News / World
Is Afghanistan a Failure Because of Depression Among Citizens?
By: Chris O'Shea
There have been many arguments made against the war in Afghanistan, but perhaps the most intriguing reason that it didn't work is one that has just been proposed: The mission was over before it started, because the Afghan people were already too traumatized. This idea comes from Air Force colonel Erik Goepner, who spent over a year in Afghanistan as part of a team of "rebuilders," tasked with helping the population build up its infrastructure.
Goepner says that the United Nations troops failed in Afghanistan because the people there were too clinically ill to help themselves. He claims that far too many people have been deeply impacted by the many years of war to be able to help counteract the Taliban's ruling force. Goepner based his findings on a study published in the Journal of the American Medical Association (JAMA) that examined the mental health of Afghanistan's citizens. The JAMA study found that citizens of countries that have gone through war — like Afghanistan — have a Post Traumatic Stress Disorder (PTSD) rate of 30 percent or higher. For non-war impacted countries, that rate is only five percent. Goepner said this is why any attempt to "win" the war in Afghanistan was worthless.

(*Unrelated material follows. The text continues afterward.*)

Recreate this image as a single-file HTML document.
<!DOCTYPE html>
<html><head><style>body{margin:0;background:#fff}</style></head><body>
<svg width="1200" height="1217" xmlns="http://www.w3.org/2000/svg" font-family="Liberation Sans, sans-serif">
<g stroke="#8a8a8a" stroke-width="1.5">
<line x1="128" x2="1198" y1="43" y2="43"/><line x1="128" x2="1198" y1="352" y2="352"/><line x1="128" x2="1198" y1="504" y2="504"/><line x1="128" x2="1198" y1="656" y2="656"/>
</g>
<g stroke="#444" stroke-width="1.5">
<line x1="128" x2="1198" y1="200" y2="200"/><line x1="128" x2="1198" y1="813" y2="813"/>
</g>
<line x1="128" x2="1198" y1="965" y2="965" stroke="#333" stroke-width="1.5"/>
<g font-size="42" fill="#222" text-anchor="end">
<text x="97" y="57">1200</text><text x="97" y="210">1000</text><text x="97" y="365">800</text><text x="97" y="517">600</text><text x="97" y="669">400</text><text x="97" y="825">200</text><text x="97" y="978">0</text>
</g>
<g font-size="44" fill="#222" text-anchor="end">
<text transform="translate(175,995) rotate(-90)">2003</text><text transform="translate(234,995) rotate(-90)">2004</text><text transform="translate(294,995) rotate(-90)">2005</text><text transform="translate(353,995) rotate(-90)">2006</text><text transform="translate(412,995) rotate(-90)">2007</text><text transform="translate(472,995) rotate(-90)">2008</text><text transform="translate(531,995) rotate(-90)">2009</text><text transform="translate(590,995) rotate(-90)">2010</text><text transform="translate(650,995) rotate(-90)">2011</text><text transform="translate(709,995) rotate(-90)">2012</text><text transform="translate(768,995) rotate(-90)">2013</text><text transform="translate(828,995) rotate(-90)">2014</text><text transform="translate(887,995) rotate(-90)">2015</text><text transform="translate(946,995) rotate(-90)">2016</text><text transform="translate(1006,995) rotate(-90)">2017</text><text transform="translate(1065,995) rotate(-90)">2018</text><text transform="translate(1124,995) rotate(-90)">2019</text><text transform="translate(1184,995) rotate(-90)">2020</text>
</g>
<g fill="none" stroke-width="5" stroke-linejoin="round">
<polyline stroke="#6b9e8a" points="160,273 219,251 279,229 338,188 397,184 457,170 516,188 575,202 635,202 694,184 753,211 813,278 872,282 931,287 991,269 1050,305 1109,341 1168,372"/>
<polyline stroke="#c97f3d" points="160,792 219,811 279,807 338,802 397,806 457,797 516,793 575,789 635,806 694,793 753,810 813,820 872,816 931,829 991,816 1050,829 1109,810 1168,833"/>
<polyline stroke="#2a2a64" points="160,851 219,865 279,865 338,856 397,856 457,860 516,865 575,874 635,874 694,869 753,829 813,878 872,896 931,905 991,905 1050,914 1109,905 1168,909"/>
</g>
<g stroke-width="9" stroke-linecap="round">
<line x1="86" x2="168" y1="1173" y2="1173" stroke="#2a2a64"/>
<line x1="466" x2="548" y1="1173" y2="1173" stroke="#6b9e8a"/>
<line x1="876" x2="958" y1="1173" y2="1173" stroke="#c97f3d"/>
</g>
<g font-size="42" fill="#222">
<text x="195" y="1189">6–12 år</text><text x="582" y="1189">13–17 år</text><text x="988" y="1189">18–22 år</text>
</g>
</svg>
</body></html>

"If an American unit had PTSD and depression rates of 30% or higher, it would likely be declared combat ineffective," wrote Goepner, according to Gizmodo. "When we conduct COIN (counterinsurgency) in weak and failed states, we are supporting a government and security force that is likewise combat, or perhaps more appropriately, mission ineffective. Mentoring and training them to a sufficient level of legitimacy and effectiveness is incredibly difficult, particularly so in the timeframes likely required by domestic political considerations at home."
Afghanistan's own director of the mental health department, Doctor Bashir Ahmad Sarwari, agrees with Goepner's assessment. "Two out of four Afghans suffer from trauma, depression and anxiety — they make up some 50 percent of the population," explained Ahmad Sarwari, to Al Aribaya News. "They are in trauma mainly because of three decades of war, poverty, family disputes and migration issues."

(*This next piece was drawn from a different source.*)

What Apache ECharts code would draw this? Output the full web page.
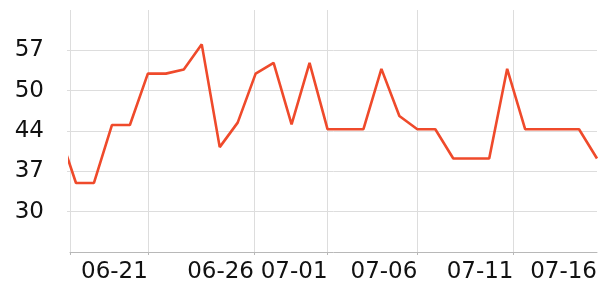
<!DOCTYPE html>
<html>
<head>
<meta charset="utf-8">
<script src="https://cdn.jsdelivr.net/npm/echarts@6/dist/echarts.min.js"></script>
<style>html,body{margin:0;padding:0;background:#fff}#c{width:600px;height:300px}</style>
</head>
<body>
<div id="c"></div>
<script>
const year = 2024;
const dates = ['06-16','06-17','06-18','06-19','06-20','06-21','06-22','06-23','06-24','06-25','06-26','06-27','06-28','06-29','06-30',
  '07-01','07-02','07-03','07-04','07-05','07-06','07-07','07-08','07-09','07-10','07-11','07-12','07-13','07-14','07-15','07-16'];
const values = [43.8,34.8,34.8,44.5,44.5,53.1,53.1,53.8,58.0,40.8,44.9,53.1,54.9,44.6,54.9,
  43.8,43.8,43.8,53.9,46.0,43.8,43.8,38.9,38.9,38.9,53.9,43.8,43.8,43.8,43.8,38.9];
const xTickTimes = ['06-16 16:00','06-21 00:00','06-26 21:45','07-01 00:00','07-06 00:00','07-11 08:24'];
const xLabelTimes = ['06-21 00:00','06-26 21:45','07-01 00:00','07-06 00:00','07-11 08:24','07-16 00:00'];
const xMin = '06-16 16:00';
const xMax = '07-16 00:00';
const yMin = 23.25, yMax = 63.75, yInterval = 6.75;

function t(s) {
  const p = s.split(' ');
  const hm = p[1] ? p[1] : '00:00';
  return new Date(year + '-' + p[0] + 'T' + hm + ':00').getTime();
}
function pad(n) { return (n < 10 ? '0' : '') + n; }

const chart = echarts.init(document.getElementById('c'), null, {renderer: 'canvas'});
const font = 'DejaVu Sans';
chart.setOption({
  animation: false,
  grid: {left: 70, right: 2, top: 10, bottom: 48, containLabel: false},
  xAxis: {
    type: 'value',
    min: t(xMin), max: t(xMax),
    axisLine: {show: true, lineStyle: {color: '#b8b8b8', width: 1}},
    axisTick: {show: true, length: 3, lineStyle: {color: '#b8b8b8'}, customValues: xTickTimes.map(t)},
    axisLabel: {
      customValues: xLabelTimes.map(t),
      align: 'right', margin: 9, fontFamily: font, fontSize: 23, color: '#111',
      formatter: v => { const d = new Date(v); return pad(d.getMonth() + 1) + '-' + pad(d.getDate()); }
    },
    splitLine: {show: true, lineStyle: {color: '#dddddd', width: 1}}
  },
  yAxis: {
    type: 'value', min: yMin, max: yMax, interval: yInterval,
    axisLine: {show: false},
    axisTick: {show: true, length: 3, lineStyle: {color: '#dddddd'}},
    axisLabel: {showMinLabel: false, showMaxLabel: false, margin: 26, fontFamily: font, fontSize: 23, color: '#111',
      formatter: v => String(Math.round(v))},
    splitLine: {show: true, showMinLine: false, showMaxLine: false, lineStyle: {color: '#dddddd', width: 1}}
  },
  series: [{
    type: 'line',
    data: dates.map((d, i) => [t(d), values[i]]),
    showSymbol: false,
    lineStyle: {color: '#ef4a2b', width: 2.6},
    itemStyle: {color: '#ef4a2b'},
    clip: true
  }]
});
</script>
</body>
</html>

Goepner added that PTSD and depression among a nation's population not only hinder COIN efforts, it actively helps insurgent forces. "It makes the population more susceptible to intimidation and the belief that they themselves are incapable of changing things for the better," Goepner explained. "While this does not endear the insurgents to the population, it does keep the environment unstable and insecure over time, which is often an insurgent goal."
According to Goepner, the only way that COIN efforts will succeed is if those same forces are dedicated providing mental health assistance along with everything else. Now with what you know about war, how likely do you see that as happening? And, even if troops fly into other nations armed with rifles and shrinks, there are so many problems that arise out of that there'd be no end to it. Goepner's revelation is intriguing, and perhaps most fittingly of all, depressing. It's yet another reminder of the hopelessness that is war.